Grade eleven rolled around, and suddenly it became real. It became real to the point that keeping it to myself was growing quite impossible. Those sixteen-year-old boys I tried dating were never really my type, and I felt truly broken. I would wonder how come I couldn’t fall for the guys who had rusting grey trucks, or pants sagging down to their knees. Admittedly, I later found out that I was indeed still attracted to men, I just happened to have standards. Anyhow, one of my best friends eventually came out, which was the moment where it all changed for me. I was no longer alone. My friend allowed me an outlet to find out who I truly was, and I found the support I so badly searched for.

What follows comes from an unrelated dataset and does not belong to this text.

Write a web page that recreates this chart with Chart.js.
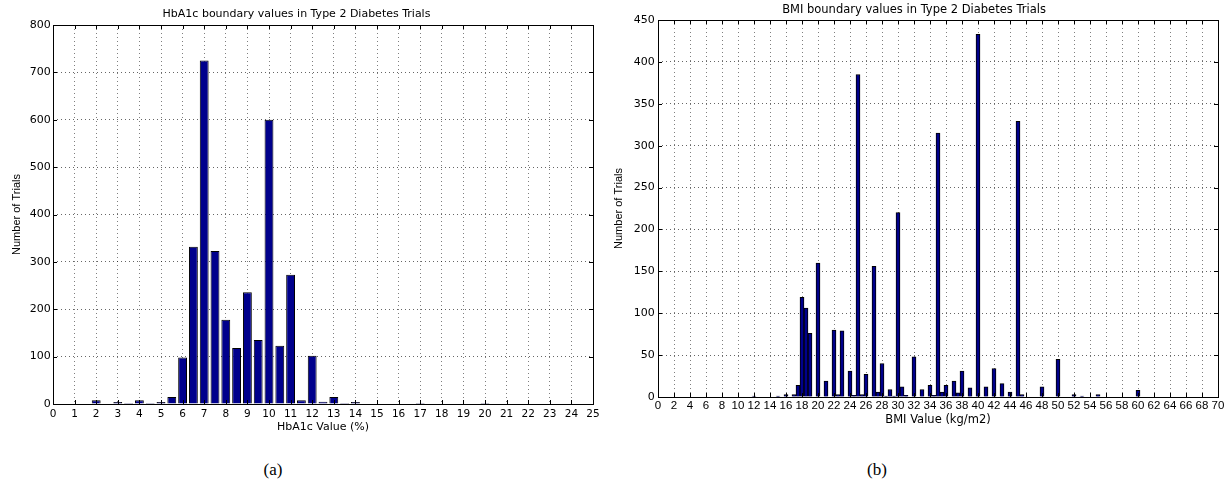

From here on out, my coming out process all happened relatively fast. I went from questioning my sexuality, to completely and fully admitting to myself that I am attracted to the same gender. I came out to my mom in the Hart Mall parking lot across from the old Scotiabank, and I came out to my dad on Christmas Eve. In hindsight, I could have timed those situations to work slightly better in my favour, but it happened, and bottom line, I got it over with. I have decided that there isn’t necessarily a right or wrong way to come out. I am blessed to be raised in a household that accepted me for who I am, and I am so thankful for that every day. Some of my family was supportive right off the bat, though it took the others some time to let it sink in. I knew it was important to have patience with this sort of thing. If it took me sixteen years to understand my sexuality, it was going to take some time for the people around me to understand it as well. The hope is that they will all come around one day, though that is not always the case. I know many people, to this day, are not nearly as lucky as I was. The world is changing for the better, I only wish it was moving a bit faster. Everyone deserves to feel accepted by their loved ones, and live their lives as who they are, not as someone else’s idea of them.